Whilst it is often reasonable for clients to have a say in what, where and when, ultimately it is for the contractor to retain overall discretion over the services being provided. It is unlikely that a contractor would be able to argue that they are not controlled by their client, if the client also has the power to determine how the work will be completed.
Clients approving and checking the completed work and allocating and co-ordinating work to be undertaken is unlikely to amount to sufficient “control” to render a contractor a disguised employee. However, working hours set by the client with no deviation could prove problematic for contractors.
Mutuality of obligation
The fatal blow to HMRC’s case in this instance, was that the contract could be terminated upon giving little or no notice and the fact that MBF was sent home without pay during computer downtime or when work was delayed whereas employees had to stay on site and engage in other activities.
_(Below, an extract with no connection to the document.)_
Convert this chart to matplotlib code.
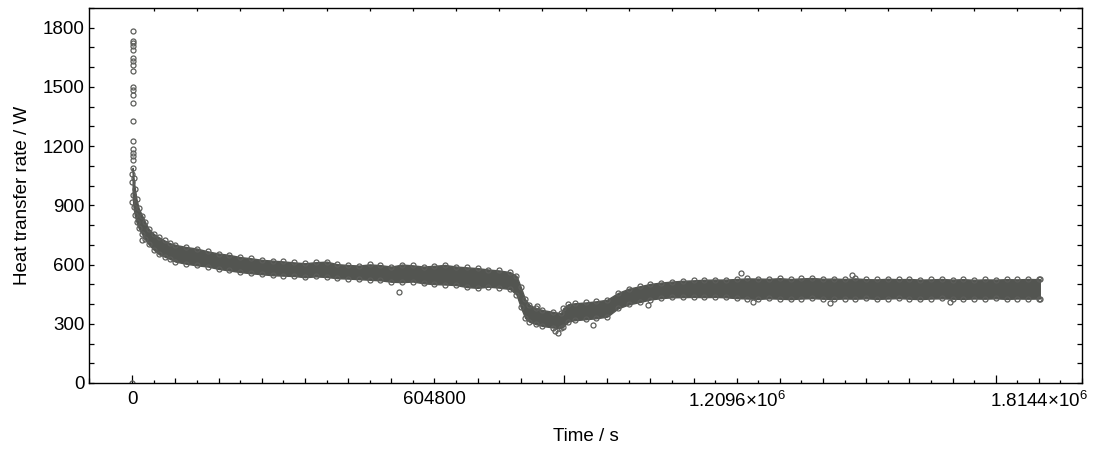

The tribunal acknowledged that there are mutual obligations in all relationships (i.e. an obligation on one party to work and an obligation on another party to pay for work done). This makes this issue incredibly difficult to decide. The fact that Airbus was not required to pay MBF when there was no work pointed away from there being an employment-like relationship in this case. This, in addition to MBF refusing to work on projects with Airbus due to terms not being agreed, was considered sufficient to rebut the existence of employment-like mutuality of obligations.
However, the tribunal also highlighted the dangers on an ongoing series of engagements that can suggest that there is employment-like mutuality of obligations, despite neither party being obliged to continue the series.
In business of own account
Training – Mr Fitzpatrick received some training from Airbus which could have been detrimental to his case had this not been balanced with the fact that he undertook and paid for other training and during the period under investigation.
History of contracting – the fact that MBF had worked for 3 other clients before and after the period in question helped to demonstrate that Mr Fitzpatrick was in business of his own account.
Rectifying defective work – whilst there was an element of rectifying work as the process went on, Airbus confirmed that any major re-working would have been done at MDF’s expense.
Other factors taken into account – the tribunal considered that submitting VAT invoices for work undertaken; being excluded from the client’s holiday and sick pay arrangements, car, pension and healthcare schemes; as well as being excluded from social functions (including the Christmas parties) and being physically identifiable as a contractor by wearing a different security pass all pointed towards MBF being treated as an independent consultant with Airbus.
When the overall picture was painted for the tribunal in this case, it is clear that an arms length, commercial relationship existed between MBF and Airbus that meant HMRC’s claims under IR35 were unable to succeed.